[start DATA FOR THE TASK]

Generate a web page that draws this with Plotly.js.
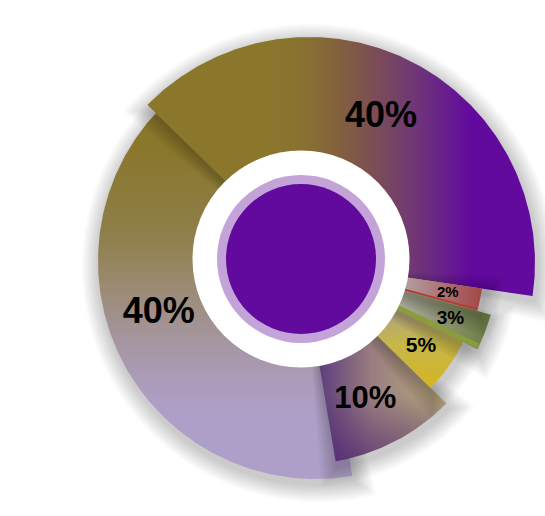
<!DOCTYPE html>
<html><head><meta charset="utf-8">
<script src="https://cdn.plot.ly/plotly-3.0.1.min.js"></script>
<style>html,body{margin:0;padding:0;background:#fff}#chart{width:545px;height:516px}</style>
</head><body><div id="chart"></div>
<script>
// ---- DATA (clockwise order, starting at the upper-left edge) ----
const categories = ['Slice A', 'Slice B', 'Slice C', 'Slice D', 'Slice E', 'Slice F'];
const values = [40, 2, 3, 5, 10, 40];

// ---- STYLE / LAYOUT (pixel-like data space: x 0..545, y 0..516 downwards) ----
const CENTER = {x: 301, y: 259};
const START_ANGLE = 135.6;           // degrees, slices run clockwise
const DRAW_ORDER = [5, 0, 4, 3, 2, 1];
const sliceStyle = [
  {dx: 8, dy: 4, r: 226, lr: 162, la: 0, fs: 36,
   grads: [{type: 'horizontal', start: 270, stop: 470,
            colorscale: [[0, '#8a772c'], [0.2, '#876f33'], [0.35, '#82603f'], [0.5, '#7c5052'], [0.65, '#74406a'], [0.82, '#6a2884'], [1, '#620a9e']]}]},
  {dx: 1, dy: 3, r: 182, lr: 149, la: 0, fs: 15, edge: {color: '#b0402c', width: 2, off: 0.5},
   grads: [{type: 'horizontal', start: 405, stop: 482,
            colorscale: [[0, '#b49ca0'], [1, '#a24646']]}]},
  {dx: 1, dy: 3, r: 196, lr: 159, la: 0, fs: 19, edge: {color: '#8c9c3a', width: 5, off: 1.0},
   grads: [{type: 'horizontal', start: 400, stop: 492,
            colorscale: [[0, '#aaa89a'], [1, '#6a7c40']]}]},
  {dx: 1, dy: 3, r: 180, lr: 146, la: 0, fs: 21,
   grads: [{type: 'vertical', start: 315, stop: 395,
            colorscale: [[0, '#b4a67c'], [0.35, '#c6b64a'], [1, '#d8b41a']]}]},
  {dx: 1, dy: 3, r: 202, lr: 152, la: -3, fs: 31,
   grads: [{type: 'horizontal', start: 320, stop: 450,
            colorscale: [[0, '#5e3e7c'], [0.4, '#9a7e80'], [1, '#b8ab78']]},
           {type: 'vertical', start: 395, stop: 462,
            colorscale: [[0, 'rgba(70,25,110,0)'], [1, 'rgba(70,25,110,0.6)']]}]},
  {dx: 15, dy: 2, r: 218, lr: 166, la: -9, fs: 36,
   grads: [{type: 'vertical', start: 150, stop: 420,
            colorscale: [[0, '#8a772c'], [0.3, '#8e7e48'], [0.5, '#9a8a70'], [0.68, '#a4949a'], [0.86, '#ab9cbc'], [1, '#ae9fc8']]}]}
];

const total = values.reduce((a, b) => a + b, 0);
const rad = d => d * Math.PI / 180;

function wedge(ax, ay, R, a0, a1) {
  const xs = [ax], ys = [ay];
  const n = Math.max(8, Math.ceil(Math.abs(a1 - a0) * 1.5));
  for (let i = 0; i <= n; i++) {
    const a = rad(a0 + (a1 - a0) * i / n);
    xs.push(ax + R * Math.cos(a));
    ys.push(ay - R * Math.sin(a));
  }
  xs.push(ax); ys.push(ay);
  return {xs, ys};
}

// angles from data
const spans = [];
let cum = 0;
values.forEach(v => {
  const a0 = START_ANGLE - cum / total * 360;
  cum += v;
  const a1 = START_ANGLE - cum / total * 360;
  spans.push([a0, a1]);
});

const traces = [];
const labX = [], labY = [], labT = [], labS = [];

DRAW_ORDER.forEach(i => {
  const st = sliceStyle[i];
  const [a0, a1] = spans[i];
  const ax = CENTER.x + st.dx, ay = CENTER.y + st.dy;
  // soft shadow layers
  for (let k = 1; k <= 9; k++) {
    const grow = k * 2.0;
    const da = grow / st.r * 180 / Math.PI;
    const w = wedge(ax + 2, ay + 5, st.r + grow, a0 + da, a1 - da);
    traces.push({type: 'scatter', mode: 'lines', x: w.xs, y: w.ys, fill: 'toself',
      fillcolor: 'rgba(0,0,0,0.022)', line: {width: 0}, hoverinfo: 'skip', showlegend: false});
  }
  // the slice with gradient fills
  const w = wedge(ax, ay, st.r, a0, a1);
  st.grads.forEach(g => {
    traces.push({type: 'scatter', mode: 'lines', x: w.xs, y: w.ys, fill: 'toself',
      fillcolor: g.colorscale[g.colorscale.length - 1][1],
      fillgradient: g, line: {width: 0}, hoverinfo: 'skip', showlegend: false,
      name: categories[i]});
  });
  if (st.edge) {
    const ae = a1 + st.edge.off;
    traces.push({type: 'scatter', mode: 'lines',
      x: [ax + 100 * Math.cos(rad(ae)), ax + (st.r - 1) * Math.cos(rad(ae))],
      y: [ay - 100 * Math.sin(rad(ae)), ay - (st.r - 1) * Math.sin(rad(ae))],
      line: {color: st.edge.color, width: st.edge.width}, hoverinfo: 'skip', showlegend: false});
  }
  const mid = rad((a0 + a1) / 2 + st.la);
  labX.push(ax + st.lr * Math.cos(mid));
  labY.push(ay - st.lr * Math.sin(mid));
  labT.push(Math.round(values[i] / total * 100) + '%');
  labS.push(st.fs);
});

traces.push({type: 'scatter', mode: 'text', x: labX, y: labY, text: labT,
  textposition: 'middle center',
  textfont: {family: 'Liberation Sans, Arial, sans-serif', size: labS, color: '#000', weight: 'bold'},
  hoverinfo: 'skip', showlegend: false});

const circ = (r, color) => ({type: 'circle', xref: 'x', yref: 'y', layer: 'above',
  x0: CENTER.x - r, x1: CENTER.x + r, y0: CENTER.y - r, y1: CENTER.y + r,
  fillcolor: color, line: {width: 0}});

const layout = {
  width: 545, height: 516,
  margin: {l: 0, r: 0, t: 0, b: 0},
  paper_bgcolor: '#fff', plot_bgcolor: '#fff',
  showlegend: false,
  xaxis: {range: [0, 545], visible: false, fixedrange: true},
  yaxis: {range: [516, 0], visible: false, fixedrange: true},
  shapes: [circ(108.5, '#ffffff'), circ(84, '#c4a4d8'), circ(75, '#620a9e')]
};

Plotly.newPlot('chart', traces, layout, {staticPlot: true, displayModeBar: false});
</script>
</body></html>
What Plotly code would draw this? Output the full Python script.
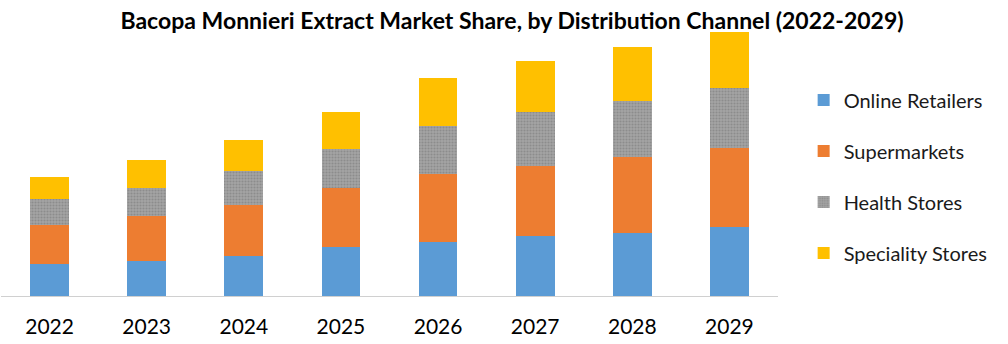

[end DATA FOR THE TASK]

GOAL: Using the material above, set down every line exactly, but skip the pictures.

REPLY TO THE TASK:
Generate a web page that draws this with Plotly.js.
<!DOCTYPE html>
<html><head><meta charset="utf-8">
<script src="https://cdn.plot.ly/plotly-3.0.1.min.js"></script>
<style>html,body{margin:0;padding:0;background:#fff}#chart{width:545px;height:516px}</style>
</head><body><div id="chart"></div>
<script>
// ---- DATA (clockwise order, starting at the upper-left edge) ----
const categories = ['Slice A', 'Slice B', 'Slice C', 'Slice D', 'Slice E', 'Slice F'];
const values = [40, 2, 3, 5, 10, 40];

// ---- STYLE / LAYOUT (pixel-like data space: x 0..545, y 0..516 downwards) ----
const CENTER = {x: 301, y: 259};
const START_ANGLE = 135.6;           // degrees, slices run clockwise
const DRAW_ORDER = [5, 0, 4, 3, 2, 1];
const sliceStyle = [
  {dx: 8, dy: 4, r: 226, lr: 162, la: 0, fs: 36,
   grads: [{type: 'horizontal', start: 270, stop: 470,
            colorscale: [[0, '#8a772c'], [0.2, '#876f33'], [0.35, '#82603f'], [0.5, '#7c5052'], [0.65, '#74406a'], [0.82, '#6a2884'], [1, '#620a9e']]}]},
  {dx: 1, dy: 3, r: 182, lr: 149, la: 0, fs: 15, edge: {color: '#b0402c', width: 2, off: 0.5},
   grads: [{type: 'horizontal', start: 405, stop: 482,
            colorscale: [[0, '#b49ca0'], [1, '#a24646']]}]},
  {dx: 1, dy: 3, r: 196, lr: 159, la: 0, fs: 19, edge: {color: '#8c9c3a', width: 5, off: 1.0},
   grads: [{type: 'horizontal', start: 400, stop: 492,
            colorscale: [[0, '#aaa89a'], [1, '#6a7c40']]}]},
  {dx: 1, dy: 3, r: 180, lr: 146, la: 0, fs: 21,
   grads: [{type: 'vertical', start: 315, stop: 395,
            colorscale: [[0, '#b4a67c'], [0.35, '#c6b64a'], [1, '#d8b41a']]}]},
  {dx: 1, dy: 3, r: 202, lr: 152, la: -3, fs: 31,
   grads: [{type: 'horizontal', start: 320, stop: 450,
            colorscale: [[0, '#5e3e7c'], [0.4, '#9a7e80'], [1, '#b8ab78']]},
           {type: 'vertical', start: 395, stop: 462,
            colorscale: [[0, 'rgba(70,25,110,0)'], [1, 'rgba(70,25,110,0.6)']]}]},
  {dx: 15, dy: 2, r: 218, lr: 166, la: -9, fs: 36,
   grads: [{type: 'vertical', start: 150, stop: 420,
            colorscale: [[0, '#8a772c'], [0.3, '#8e7e48'], [0.5, '#9a8a70'], [0.68, '#a4949a'], [0.86, '#ab9cbc'], [1, '#ae9fc8']]}]}
];

const total = values.reduce((a, b) => a + b, 0);
const rad = d => d * Math.PI / 180;

function wedge(ax, ay, R, a0, a1) {
  const xs = [ax], ys = [ay];
  const n = Math.max(8, Math.ceil(Math.abs(a1 - a0) * 1.5));
  for (let i = 0; i <= n; i++) {
    const a = rad(a0 + (a1 - a0) * i / n);
    xs.push(ax + R * Math.cos(a));
    ys.push(ay - R * Math.sin(a));
  }
  xs.push(ax); ys.push(ay);
  return {xs, ys};
}

// angles from data
const spans = [];
let cum = 0;
values.forEach(v => {
  const a0 = START_ANGLE - cum / total * 360;
  cum += v;
  const a1 = START_ANGLE - cum / total * 360;
  spans.push([a0, a1]);
});

const traces = [];
const labX = [], labY = [], labT = [], labS = [];

DRAW_ORDER.forEach(i => {
  const st = sliceStyle[i];
  const [a0, a1] = spans[i];
  const ax = CENTER.x + st.dx, ay = CENTER.y + st.dy;
  // soft shadow layers
  for (let k = 1; k <= 9; k++) {
    const grow = k * 2.0;
    const da = grow / st.r * 180 / Math.PI;
    const w = wedge(ax + 2, ay + 5, st.r + grow, a0 + da, a1 - da);
    traces.push({type: 'scatter', mode: 'lines', x: w.xs, y: w.ys, fill: 'toself',
      fillcolor: 'rgba(0,0,0,0.022)', line: {width: 0}, hoverinfo: 'skip', showlegend: false});
  }
  // the slice with gradient fills
  const w = wedge(ax, ay, st.r, a0, a1);
  st.grads.forEach(g => {
    traces.push({type: 'scatter', mode: 'lines', x: w.xs, y: w.ys, fill: 'toself',
      fillcolor: g.colorscale[g.colorscale.length - 1][1],
      fillgradient: g, line: {width: 0}, hoverinfo: 'skip', showlegend: false,
      name: categories[i]});
  });
  if (st.edge) {
    const ae = a1 + st.edge.off;
    traces.push({type: 'scatter', mode: 'lines',
      x: [ax + 100 * Math.cos(rad(ae)), ax + (st.r - 1) * Math.cos(rad(ae))],
      y: [ay - 100 * Math.sin(rad(ae)), ay - (st.r - 1) * Math.sin(rad(ae))],
      line: {color: st.edge.color, width: st.edge.width}, hoverinfo: 'skip', showlegend: false});
  }
  const mid = rad((a0 + a1) / 2 + st.la);
  labX.push(ax + st.lr * Math.cos(mid));
  labY.push(ay - st.lr * Math.sin(mid));
  labT.push(Math.round(values[i] / total * 100) + '%');
  labS.push(st.fs);
});

traces.push({type: 'scatter', mode: 'text', x: labX, y: labY, text: labT,
  textposition: 'middle center',
  textfont: {family: 'Liberation Sans, Arial, sans-serif', size: labS, color: '#000', weight: 'bold'},
  hoverinfo: 'skip', showlegend: false});

const circ = (r, color) => ({type: 'circle', xref: 'x', yref: 'y', layer: 'above',
  x0: CENTER.x - r, x1: CENTER.x + r, y0: CENTER.y - r, y1: CENTER.y + r,
  fillcolor: color, line: {width: 0}});

const layout = {
  width: 545, height: 516,
  margin: {l: 0, r: 0, t: 0, b: 0},
  paper_bgcolor: '#fff', plot_bgcolor: '#fff',
  showlegend: false,
  xaxis: {range: [0, 545], visible: false, fixedrange: true},
  yaxis: {range: [516, 0], visible: false, fixedrange: true},
  shapes: [circ(108.5, '#ffffff'), circ(84, '#c4a4d8'), circ(75, '#620a9e')]
};

Plotly.newPlot('chart', traces, layout, {staticPlot: true, displayModeBar: false});
</script>
</body></html>
What Plotly code would draw this? Output the full Python script.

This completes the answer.